Quoted from its conclusion:
"We started by reexamining traditional file system assumptions in light of our current and anticipated application workloads and technological environment. Our observations have led to radically different points in the design space. We treat component failures as the norm rather than the exception, optimize for huge files that are mostly appended to (perhaps concurrently) and then read (usually sequentially), and both extend and relax the standard file system interface to improve the overall system."
Lesson learnt:
- Application driven.
- Base on the technological environment. Base on the facts of performance characteristics. Performance benchmark is the foundation for system design.
- Application/file system (or OS, or underlying infrastructure, etc.) co-design.

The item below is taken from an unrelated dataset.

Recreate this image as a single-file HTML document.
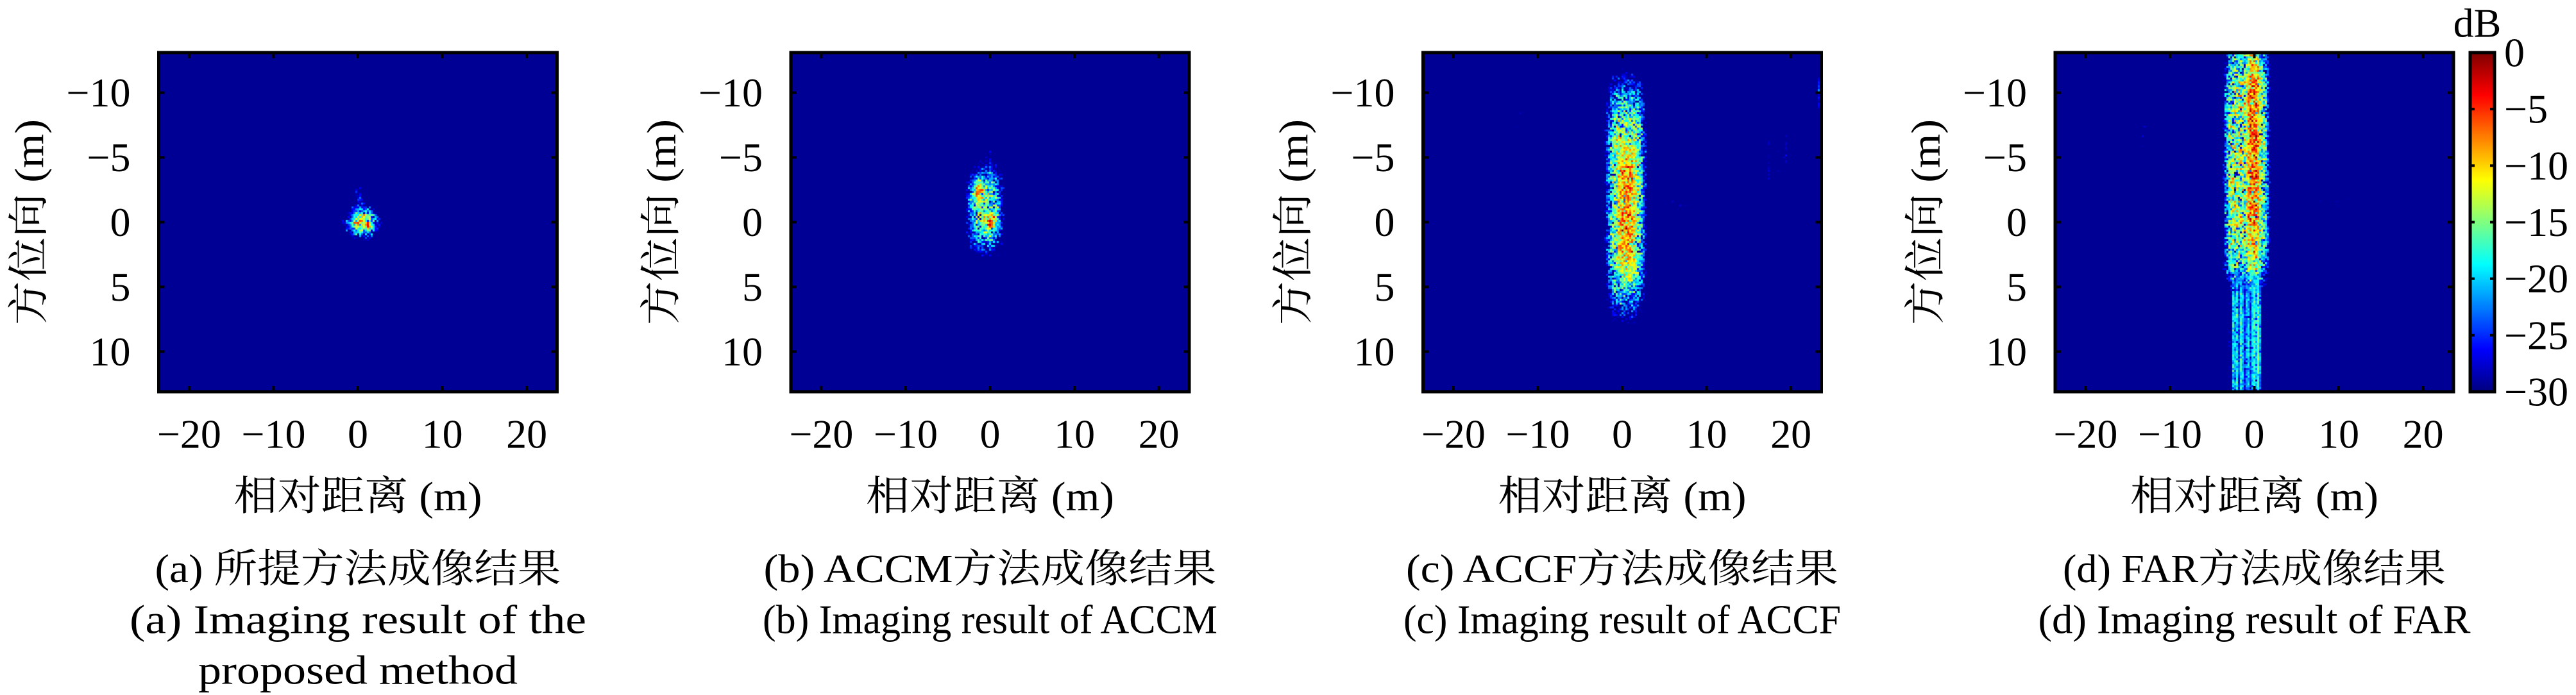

- Optimize for what should be optimized.
Lesson learnt:
- Reliability is a must for any system. System must work. Never forget reliability, persistence, fault tolerance during system design.
Lesson learnt:
- Down to earth.
- ...I had already come to the conclusion that in the practise of computing, where we have so much latitude for making a mess of it, mathematical elegance is not a dispensible luxury, but a matter of life and death. - Edsger Wybe Dijkstra ["My hopes of computing science" (EWD 709)]
This elegance makes perfect sense in the domain of system design. May we say in system design, elegance is not a dispensible luxury, but a matter of life and death.